Tantangan Dunia Pers di Era Digital

Tantangan terbesar pers saat ini adalah digitalisasi. Fenomena disrupsi media, senja kala media cetak menjadi fenomena yang kini dihadapi media secara global.

Dunia pers Indonesia menghadapi jalan berliku, seiring yang dihadapi AJI untuk menegakkan nilai-nilai profesionalisme dan kebebasan pers dan berekspresi. Pada 2019 ini merupakan tahun istimewa di usia 74 tahun kemerdekaan RI berada di tengah pusaran media yang sedang menghadapi tantangan besar akibat digitalisasi.

Tantangan yang dihadapi adalah konsekuensi yang tidak diinginkan terjadi, seperti sejauh mana konvergensi itu tidak akan menjadi sarana monopoli, sarana oligopoli, kartel, kompetisi tidak sehat, dan konglomerasi pers. Persoalan pers terletak pada peraturan, agar konvergensi pers memberi manfaat sebesar-besarnya pada keluasan pers, bukan justru membebani hak hidup pers.

Tantangan juga datang dari perkembangan media sosial. Media sosial lahir dan berkembang pesat karena bebeapa hal, perkembangan teknologi informasi, kebutuhan informasi yang cepat, mudah dan murah dan individual. Sejauhmana media sosial akan menjadi pesaing yang akan mematikan pers atau media tradisional. Sejauh mana media sosial dapat menjadi bagian dari pers yang bertanggungjawab, menjunjung tinggi azas-azas dan kelaziman pers.

Sedangkan dari eksternal, dominasi pemilik modal menimbulkan tantangan. Pertama, motif ekonomi. Rating menjadi ukuran keberhasilan suatu program pers, tidak diukur oleh mutu program, melainkan semata-mata ukuran laba ekonomi yang akan diperoleh. Kedua, fungsi utama pers tidak untuk memperoleh dan menyebarkan seluas-luasnya informasi kepada publik. Suatu informasi akan dimuat atau tidak dimuat semata-mata ditentukan oleh transaksi ekonomi dengan sumber berita, baik dengan cara yang dibenarkan oleh hukum maupun yang bertentangan dengan hukum.

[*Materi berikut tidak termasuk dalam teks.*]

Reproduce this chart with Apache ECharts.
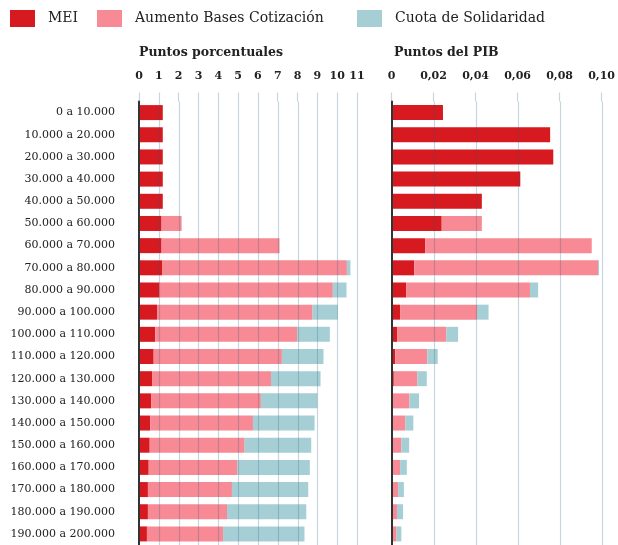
<!DOCTYPE html>
<html>
<head>
<meta charset="utf-8">
<script src="https://cdn.jsdelivr.net/npm/echarts@6/dist/echarts.min.js"></script>
<style>
html,body{margin:0;padding:0;background:#fff;}
#c{width:618px;height:545px;}
</style>
</head>
<body>
<div id="c"></div>
<script>
var categories = ["0 a 10.000","10.000 a 20.000","20.000 a 30.000","30.000 a 40.000","40.000 a 50.000","50.000 a 60.000","60.000 a 70.000","70.000 a 80.000","80.000 a 90.000","90.000 a 100.000","100.000 a 110.000","110.000 a 120.000","120.000 a 130.000","130.000 a 140.000","140.000 a 150.000","150.000 a 160.000","160.000 a 170.000","170.000 a 180.000","180.000 a 190.000","190.000 a 200.000"];

// Puntos porcentuales
var meiPP = [1.2,1.2,1.2,1.2,1.2,1.14,1.14,1.16,1.04,0.91,0.82,0.74,0.66,0.61,0.57,0.54,0.49,0.45,0.45,0.40];
var basesPP = [0,0,0,0,0,1.01,5.95,9.33,8.74,7.85,7.16,6.47,6.0,5.54,5.18,4.79,4.48,4.24,3.99,3.84];
var cuotaPP = [0,0,0,0,0,0,0,0.18,0.69,1.27,1.65,2.10,2.5,2.85,3.11,3.36,3.65,3.85,4.0,4.11];

// Puntos del PIB
var meiPIB = [0.0245,0.0755,0.077,0.0613,0.043,0.0239,0.016,0.0108,0.007,0.0041,0.0027,0.0018,0.0011,0.0006,0.0005,0.0005,0.0004,0.0003,0.0003,0.0003];
var basesPIB = [0,0,0,0,0,0.0191,0.0793,0.0875,0.0589,0.0366,0.0234,0.0153,0.0112,0.0079,0.0061,0.0042,0.0037,0.0029,0.0023,0.0021];
var cuotaPIB = [0,0,0,0,0,0,0,0.0005,0.0039,0.0055,0.0056,0.0049,0.0045,0.0046,0.0038,0.0037,0.0032,0.0027,0.0029,0.0023];

// Tick values (for the grid lines drawn over the bars)
var ticksPP = [1,2,3,4,5,6,7,8,9,10,11];
var ticksPIB = [0.02,0.04,0.06,0.08,0.10];

var names = ["MEI","Aumento Bases Cotización","Cuota de Solidaridad"];
var colors = ["#d71920","#f78a94","#a6cfd5"];

var FONT = "DejaVu Serif";
var gridColor = "rgba(40,95,125,0.26)";

function xAxisCfg(gi, max, interval, fmt) {
  return {
    type: "value", gridIndex: gi, position: "top", min: 0, max: max, interval: interval,
    axisLine: {show: false},
    axisTick: {show: true, length: 9, lineStyle: {color: gridColor, width: 1.2}},
    splitLine: {show: false},
    axisLabel: {margin: 20, color: "#222", fontFamily: FONT, fontSize: 11, fontWeight: "bold", formatter: fmt}
  };
}
function yAxisCfg(gi, showLabel) {
  return {
    type: "category", gridIndex: gi, data: categories, inverse: true, z: 30,
    axisLine: {show: true, lineStyle: {color: "#333", width: 2}},
    axisTick: {show: false},
    axisLabel: {show: showLabel, margin: 24, color: "#222", fontFamily: FONT, fontSize: 11}
  };
}
function mk(name, data, xi, color) {
  return {
    name: name, type: "bar", stack: "s" + xi, xAxisIndex: xi, yAxisIndex: xi,
    barWidth: 15, data: data, itemStyle: {color: color}, animation: false, z: 1
  };
}
function gridLines(xi, ticks) {
  return {
    type: "custom", xAxisIndex: xi, yAxisIndex: xi, z: 20, silent: true, animation: false,
    data: ticks.map(function(t){ return [t]; }),
    encode: {x: 0},
    renderItem: function(params, api) {
      var cs = params.coordSys;
      var x = Math.round(api.coord([api.value(0), 0])[0]) + 0.5;
      return {
        type: "line", z2: 100,
        shape: {x1: x, y1: cs.y, x2: x, y2: cs.y + cs.height},
        style: {stroke: gridColor, lineWidth: 1.2}
      };
    }
  };
}
function leg(left, name) {
  return {
    left: left, top: 10, padding: 0, data: [name], icon: "rect", itemWidth: 25, itemHeight: 17,
    textStyle: {fontFamily: FONT, fontSize: 14, color: "#222", padding: [0,0,0,8]},
    selectedMode: false
  };
}

var chart = echarts.init(document.getElementById("c"));
chart.setOption({
  backgroundColor: "#fff",
  animation: false,
  color: colors,
  legend: [leg(10, names[0]), leg(97, names[1]), leg(357, names[2])],
  title: [
    {text: "Puntos porcentuales", left: 134, top: 41, textStyle: {fontFamily: FONT, fontSize: 12.5, fontWeight: "bold", color: "#222"}},
    {text: "Puntos del PIB", left: 389, top: 41, textStyle: {fontFamily: FONT, fontSize: 12.5, fontWeight: "bold", color: "#222"}}
  ],
  grid: [
    {left: 139, top: 101.5, width: 218, height: 446, containLabel: false},
    {left: 391.5, top: 101.5, width: 218.5, height: 446, containLabel: false}
  ],
  xAxis: [
    xAxisCfg(0, 11, 1, function(v){ return String(v); }),
    xAxisCfg(1, 0.1, 0.02, function(v){ return v === 0 ? "0" : v.toFixed(2).replace(".", ","); })
  ],
  yAxis: [yAxisCfg(0, true), yAxisCfg(1, false)],
  series: [
    mk(names[0], meiPP, 0, colors[0]),
    mk(names[1], basesPP, 0, colors[1]),
    mk(names[2], cuotaPP, 0, colors[2]),
    mk(names[0], meiPIB, 1, colors[0]),
    mk(names[1], basesPIB, 1, colors[1]),
    mk(names[2], cuotaPIB, 1, colors[2]),
    gridLines(0, ticksPP),
    gridLines(1, ticksPIB)
  ]
});
</script>
</body>
</html>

Ketiga, politisasi pers. Pemilik modal yang menguasai pers menjadikan pers sebagai instrumen politik untuk memperoleh atau mempertahankan kekuasaan. Politisasi ini tidak lagi mengindahkan prinsip-prinsip independensi, obyektifitas, fairness.

Pesatnya digitalisasi,tak hanya melahirkan media digital, tetapi juga meluasnya pemakaian media sosial dan mudahnya penyebaran hoax dan disinformasi. Meluasnya hoax menimbulkan perpecahan di tengah masyarakat dan membuat orang mulai memperbincangkan bahaya media sosial. Sebagian orang kemudian berpaling ke media konvensional yang menghasilkan informasi lebih kredibel.

Tantangan dunia pers dalam menjembatani kepentingan rakyat dan pemerintah salah satunya adalah pers yang tidak netral. Sebagian media pers merupakan milik suatu golongan maka akan memihak ke golongan tersebut dan digunakan untuk pencapaian tujuan dari golongan itu sendiri. sedangkan masyarakat membutuhkan pers yang netral, berita yang benar dan tidak terlalu di bumbui. Pers yang cerdas akan mencerdaskan masyarakat luas. Namun, yang terjadi saat ini adalah media pers berisi pembodohan publik. meskipun sudah ada undang undang yang mengatur tentang pers, namun tetap saja terjadi penyimpangan.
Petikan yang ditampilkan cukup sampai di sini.